I lived in a house that had had smokers in it. I agree that your friend is going to have to wash the walls and surfaces carefully.

We bleached the painted areas in our house with some success, but there wasn't much we could do about the wallpaper. Sure we washed it and got it clean looking, but then every time it got even a little damp in the house this sticky, stinky yellow stuff leached out of the wallpaper. For the next four years. Slight condensation above my bed from my breathing was enough to start the goo appearing. I recommend sugar soap for wallpaper areas (did a good job at getting the surface clean) and bleach for anything painted, but if there's wallpaper impregnated with tar and nicotine it might not be fixable. We cleaned our walls two-three times per year and the goo just kept on coming.

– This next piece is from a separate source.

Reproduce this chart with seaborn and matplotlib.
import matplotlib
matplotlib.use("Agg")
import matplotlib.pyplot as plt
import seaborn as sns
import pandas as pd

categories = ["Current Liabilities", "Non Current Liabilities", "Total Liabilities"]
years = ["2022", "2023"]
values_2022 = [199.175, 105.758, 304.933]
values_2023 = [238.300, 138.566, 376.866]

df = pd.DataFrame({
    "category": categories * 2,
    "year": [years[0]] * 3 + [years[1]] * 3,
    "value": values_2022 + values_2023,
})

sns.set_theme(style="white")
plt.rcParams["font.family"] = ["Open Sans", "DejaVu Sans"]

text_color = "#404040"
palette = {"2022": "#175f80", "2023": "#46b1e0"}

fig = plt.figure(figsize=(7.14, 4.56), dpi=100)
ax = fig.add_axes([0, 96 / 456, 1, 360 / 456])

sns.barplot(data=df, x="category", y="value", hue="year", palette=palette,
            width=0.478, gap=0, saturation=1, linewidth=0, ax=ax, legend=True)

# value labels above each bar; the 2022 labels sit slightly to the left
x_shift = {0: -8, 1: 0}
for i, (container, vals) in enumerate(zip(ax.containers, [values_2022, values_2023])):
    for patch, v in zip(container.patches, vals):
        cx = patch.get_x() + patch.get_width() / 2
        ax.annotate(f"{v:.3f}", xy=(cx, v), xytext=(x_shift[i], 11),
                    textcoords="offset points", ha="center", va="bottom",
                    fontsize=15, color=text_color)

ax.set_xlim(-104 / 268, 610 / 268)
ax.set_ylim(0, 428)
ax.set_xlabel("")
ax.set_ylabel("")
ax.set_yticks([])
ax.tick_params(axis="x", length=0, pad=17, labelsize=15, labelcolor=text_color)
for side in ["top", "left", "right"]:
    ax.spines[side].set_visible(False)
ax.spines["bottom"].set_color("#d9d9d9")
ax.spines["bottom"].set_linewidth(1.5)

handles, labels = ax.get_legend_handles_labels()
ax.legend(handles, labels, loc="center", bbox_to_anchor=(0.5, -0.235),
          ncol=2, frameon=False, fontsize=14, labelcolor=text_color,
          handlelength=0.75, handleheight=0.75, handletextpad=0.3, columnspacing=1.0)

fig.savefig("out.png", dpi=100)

We were lucky in that the curtains and carpets had just been replaced so overall the house didn't smell. I'm guessing the smoking ex-tenant was why everything got replaced.
posted by shelleycat at 11:48 PM on August 2, 2006

A house that my father was recently renting out got completely and utterly destroyed by the previous tenant. After disposing of a 20 yard dumpster full of garbage left in the house, we discovered that they liked to cook.

A lot.

So much so that there was a physical layer of oily sticky gunk on almost all the walls, stuck in the outlets, on the blinds, everywhere.

We found that Ammonia would cut through the nicotine and cooking oil in barely any work, it would practically melt off. The ammonia is such a strong smell, that it should counteract a lot of the smell.

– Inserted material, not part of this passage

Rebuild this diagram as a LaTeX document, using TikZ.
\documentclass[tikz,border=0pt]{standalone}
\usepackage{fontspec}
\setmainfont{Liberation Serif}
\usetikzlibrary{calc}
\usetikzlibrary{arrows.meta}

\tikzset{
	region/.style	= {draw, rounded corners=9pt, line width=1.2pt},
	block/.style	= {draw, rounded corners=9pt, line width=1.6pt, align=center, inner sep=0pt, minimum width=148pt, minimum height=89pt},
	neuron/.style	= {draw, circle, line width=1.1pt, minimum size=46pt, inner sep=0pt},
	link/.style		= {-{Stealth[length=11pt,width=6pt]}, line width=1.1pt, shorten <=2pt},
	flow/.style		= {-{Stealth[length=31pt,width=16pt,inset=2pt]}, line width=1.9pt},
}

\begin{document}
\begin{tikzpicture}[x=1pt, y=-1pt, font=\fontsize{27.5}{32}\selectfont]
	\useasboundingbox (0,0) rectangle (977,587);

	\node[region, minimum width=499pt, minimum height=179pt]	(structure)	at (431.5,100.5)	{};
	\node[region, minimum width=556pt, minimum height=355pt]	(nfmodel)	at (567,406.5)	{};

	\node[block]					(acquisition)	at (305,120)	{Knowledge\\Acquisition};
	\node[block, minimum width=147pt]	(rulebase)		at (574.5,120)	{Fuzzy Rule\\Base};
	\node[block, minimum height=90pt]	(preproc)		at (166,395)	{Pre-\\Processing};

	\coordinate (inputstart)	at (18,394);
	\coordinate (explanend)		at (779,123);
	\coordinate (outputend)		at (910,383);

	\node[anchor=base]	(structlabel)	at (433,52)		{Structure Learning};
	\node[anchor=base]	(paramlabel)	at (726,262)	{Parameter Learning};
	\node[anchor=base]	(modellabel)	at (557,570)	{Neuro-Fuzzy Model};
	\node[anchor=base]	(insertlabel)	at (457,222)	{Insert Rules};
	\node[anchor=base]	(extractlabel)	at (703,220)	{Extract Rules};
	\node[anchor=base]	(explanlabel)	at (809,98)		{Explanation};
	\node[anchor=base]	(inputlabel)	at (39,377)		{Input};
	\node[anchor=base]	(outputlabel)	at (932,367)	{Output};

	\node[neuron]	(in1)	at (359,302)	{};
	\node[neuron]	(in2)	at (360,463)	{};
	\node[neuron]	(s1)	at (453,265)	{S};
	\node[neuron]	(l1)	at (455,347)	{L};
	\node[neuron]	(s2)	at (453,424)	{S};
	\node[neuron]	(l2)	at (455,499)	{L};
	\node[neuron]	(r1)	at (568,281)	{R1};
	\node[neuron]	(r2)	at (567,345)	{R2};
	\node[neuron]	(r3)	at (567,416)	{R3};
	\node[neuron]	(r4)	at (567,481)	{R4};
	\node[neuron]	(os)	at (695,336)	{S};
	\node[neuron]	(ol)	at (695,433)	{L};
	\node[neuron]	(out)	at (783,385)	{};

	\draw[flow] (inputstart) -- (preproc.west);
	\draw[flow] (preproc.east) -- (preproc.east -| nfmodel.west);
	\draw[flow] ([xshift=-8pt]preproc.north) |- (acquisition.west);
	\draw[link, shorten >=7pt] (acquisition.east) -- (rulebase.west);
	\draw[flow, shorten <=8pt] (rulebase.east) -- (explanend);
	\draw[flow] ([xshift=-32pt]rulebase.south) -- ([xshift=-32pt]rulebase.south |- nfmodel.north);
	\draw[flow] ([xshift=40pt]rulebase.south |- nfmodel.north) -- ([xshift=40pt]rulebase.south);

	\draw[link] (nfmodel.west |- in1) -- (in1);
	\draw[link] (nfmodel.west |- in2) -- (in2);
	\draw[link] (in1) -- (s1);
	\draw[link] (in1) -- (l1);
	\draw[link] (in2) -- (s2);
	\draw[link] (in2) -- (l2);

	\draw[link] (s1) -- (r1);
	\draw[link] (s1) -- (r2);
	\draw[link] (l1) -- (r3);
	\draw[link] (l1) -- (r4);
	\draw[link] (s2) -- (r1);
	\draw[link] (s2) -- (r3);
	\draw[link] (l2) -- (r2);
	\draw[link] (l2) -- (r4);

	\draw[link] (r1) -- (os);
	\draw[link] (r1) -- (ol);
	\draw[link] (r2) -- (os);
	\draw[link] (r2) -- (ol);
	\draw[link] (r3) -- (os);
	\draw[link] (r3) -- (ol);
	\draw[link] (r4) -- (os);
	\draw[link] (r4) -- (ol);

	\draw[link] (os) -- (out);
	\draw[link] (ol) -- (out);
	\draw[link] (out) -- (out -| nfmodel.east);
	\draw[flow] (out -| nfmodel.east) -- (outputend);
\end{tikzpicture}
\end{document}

Baring that, I second a Ozone machine. I work at a hotel, I've seen what those machines do, if you have a friend who works at a hotel, you might see if you can borrow a machine from them. Most of the time they're unused except when they need to clean the smoking rooms.

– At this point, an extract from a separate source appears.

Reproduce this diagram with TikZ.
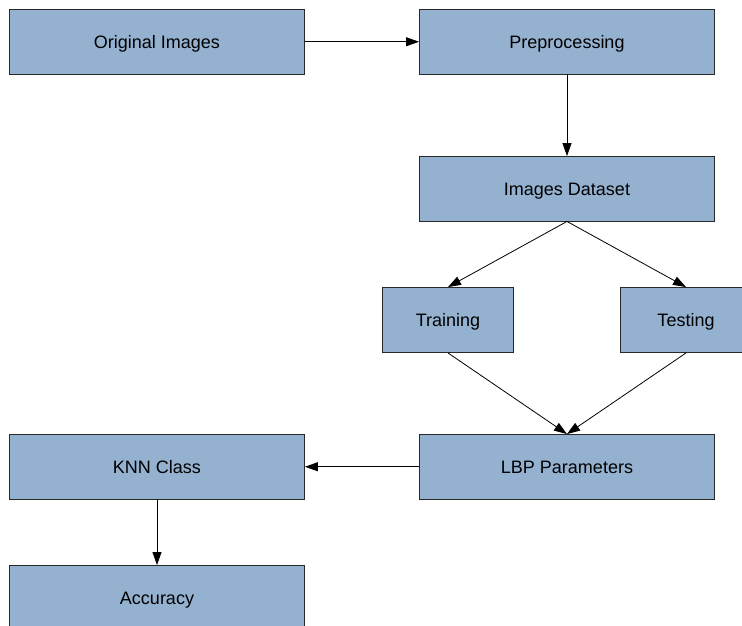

Good luck, being a previous smoker here, I can definitely relate.

Oh god, what those cigarettes do to computers.
posted by gregschoen at 2:07 AM on August 3, 2006

I assume you've thoroughly washed walls, ceilings, and all surfaces? Heavy tar accumulation should not be painted over, you will need to get rid off it first. It's a tough, dirty job for which you need some good solvents but it must be done. Painting without washing first is a bad idea.
posted by JJ86 at 6:17 AM on August 3, 2006

Even if you repaint and recarpet, when it gets really hot, your walls might "sweat," and the smell will be noticeable. My sister's old house was like that. Previous owners were smokers; she cleaned, repainted, and recarpeted, but still, on really hot days in summer, you could smell the odor.